Sponsorship, it’s something that as photographers and creative artists we tend to aim for in our professional relationships with the myriad of accessory manufacturers servicing the arts. For those looking in from the outside it’s also an aspect of the imaging business that tends to be vastly misunderstood, a misinterpretation of exactly what the act of ‘Sponsorship’ actually entails. For the uninitiated the thoughts that some photographers don’t have the time to take images due to their counting piles of sponsorship wonga is must seem very real. Nothing could be further from the reality of the situation. Truth be told it is increasingly so that photographers and creatives turn potential sponsorship away for a number of reasons. Firstly and to be painfully blunt, the product is crap. Cheap imitating products are rife in the industry and all it takes is one accomplished entity to push ‘el crapometer’ for the product to gain market share. Promoting whatever product at whatever costs can, and does, have a negative effect on the artist in question. Kinda like, with hands soaked in gasoline, trying to juggle lit candles in the hope of not getting burned! Eventually they’re gonna feel the heat, and that heat normally comes very publicly via social media in the form of irate previous followers having taken their advise with product ‘crappy’ only to have nothing but disastrous experiences.
Secondly, a creative artist has to weigh up the benefits of using a proposed product. Does it benefit their workflow and if so to what extent, greater or lesser? Does the effort required to work with the product in energy expenditure, time and potentially financial outlay make viable business sense? You take a $99 product for example. By the time you’ve traveled to a location, scouted, shot, returned and then gone into the editing you’re looking at a full day for example. Is the ROI for your time, travel expense and editing software costs worth not just the the final image but the longterm workflow implications to adopt ‘product X’? You’ll also find that most sponsorship tends to be in the form known as ‘Product Sponsorship’. This means exactly as it sounds, a manufacturer approaches a creative artist with the proposal that they will provide the artist with a product that could aid the delivery and final aesthetic of their work. It is then down to the artist to deduce if this is a good fit. For the most part if it is a deal is struck. Any resulting contract then may come with the clause that at the end of the relationship the creative artist is responsible for the return of ‘product X’ to the sponsor and each party goes their own way. Some sponsors include the clause that the product be returned in the same condition it was sent, normally in photography this means brand new, spotless, unblemished which is pretty hard to do, especially with photographic gear. Whilst that does appear I’ve yet to hear of a photographer or creative who got burned on that caveat after having provided the manufacturer with the full range of acceptable and agreed upon return promotional services.

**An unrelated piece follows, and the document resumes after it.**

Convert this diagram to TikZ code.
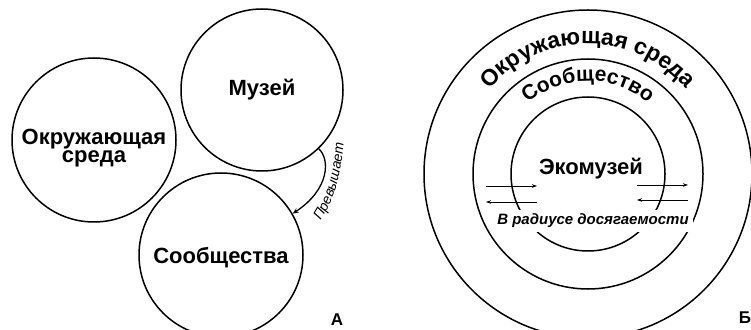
\documentclass[tikz,border=0pt]{standalone}
\usepackage{fontspec}
\setmainfont{Liberation Sans}
\usetikzlibrary{decorations.text, arrows.meta}
\begin{document}
\begin{tikzpicture}[x=1pt,y=1pt,
  ring/.style={draw, circle, line width=1.5pt, inner sep=0pt},
  bigtext/.style={font=\fontsize{22}{12.5}\selectfont\bfseries, align=center, inner sep=0pt},
  thinarrow/.style={line width=0.8pt, -{Stealth[length=5pt,width=3.5pt]}},
  panellabel/.style={font=\fontsize{17}{17}\selectfont\bfseries, inner sep=0pt},
]
\useasboundingbox[fill=white] (0,0) rectangle (751,329);

% ---------- Panel A ----------
\node[ring, minimum size=164pt] (env) at (94,189) {};
\node[ring, minimum size=162pt] (mus) at (262,239) {};
\node[ring, minimum size=164pt] (comm) at (221,74) {};
\node[bigtext] (envt) at (94,181) {Окружающая\\среда};
\node[bigtext] (must) at (262,239) {Музей};
\node[bigtext] (commt) at (221,71) {Сообщества};

\draw[line width=1.3pt, -{Stealth[length=6pt,width=5pt]}]
  (mus.-46) .. controls (330,170) and (330,140) .. (comm.30);
\path[decorate, decoration={text along path, text align=center,
  text={|\fontsize{14}{14}\selectfont\itshape|Превышает}}]
  (316,102) .. controls (334,124) and (343,160) .. (344,194);

\node[panellabel] (la) at (337,9) {А};

% ---------- Panel B ----------
\node[ring, minimum size=328pt] (outer) at (588,155) {};
\node[ring, minimum size=230pt] (middle) at (588,155) {};
\node[ring, minimum size=154pt] (inner) at (588,155) {};

\path[decorate, decoration={text along path, text align=center,
  text={|\fontsize{23}{23}\selectfont\bfseries|Окружающая среда}}]
  ([shift={(150:130)}]outer.center) arc[start angle=150, end angle=30, radius=130];
\path[decorate, decoration={text along path, text align=center,
  text={|\fontsize{21}{21}\selectfont\bfseries|Сообщество}}]
  ([shift={(150:93)}]middle.center) arc[start angle=150, end angle=30, radius=93];

\node[bigtext] (eco) at (591,160) {Экомузей};
\node[font=\fontsize{15}{15}\selectfont\bfseries\itshape, fill=white, inner sep=4pt] (reach) at (593,108) {В радиусе досягаемости};

\coordinate (l1a) at (486,143); \coordinate (l1b) at (537,143);
\coordinate (l2a) at (537,127); \coordinate (l2b) at (486,127);
\coordinate (r1a) at (637,144); \coordinate (r1b) at (688,144);
\coordinate (r2a) at (688,129); \coordinate (r2b) at (637,129);
\draw[thinarrow] (l1a) -- (l1b);
\draw[thinarrow] (l2a) -- (l2b);
\draw[thinarrow] (r1a) -- (r1b);
\draw[thinarrow] (r2a) -- (r2b);

\node[panellabel] (lb) at (745,11) {Б};
\end{tikzpicture}
\end{document}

I hope this isn’t casting too much of a dark shadow on things as there are some silver linings here. The reality of the situation remains that many creative artists invest a lot more of their time and creative flair into a product than it is valued at, from a fiscal standpoint. This is fully and normally accepted and expected if the product allows the artist to elevate their final imagery aesthetic. Positives remain, in the case of an extremely talented creative artists with a good understanding of digital and social media marketing can, and often do, attract the right sponsors and strike deals relatively early in their careers. This then allows them to form solid working relationships throughout the ongoing roadmap of a manufacturers product line development. To this end, manufacturers need ambassadors more than a creative artist needs a sponsor. For the most part imaging remains a hobby, at varying levels of intensity, for the vast majority of people. So hard is it in the modern age to make a living sufficient to raise a family and provide a home for the same from imaging alone that most exponents of mixed media tend to have a more secure form of primary income. It’s not to say that there are no ‘paying gigs’ around these days it’s just a fact that they are few and far between, and getting rarer by the day.
Paying sponsorship deals are generally borne of a project ‘pitch’ being launched by the creative artist and go towards shedding positive light on a product. Given that a manufacturer tends only to have the production cost of ‘product X’ at stake if they do not stipulate its return in their ambassadors product sponsorship contracts also normally dictates their reluctance to engage in financially supporting an artist. That is not to say it doesn’t happen, it’s just extremely rare. There are just too many talented photographers and willing potential recipients of product support for it to be any other way.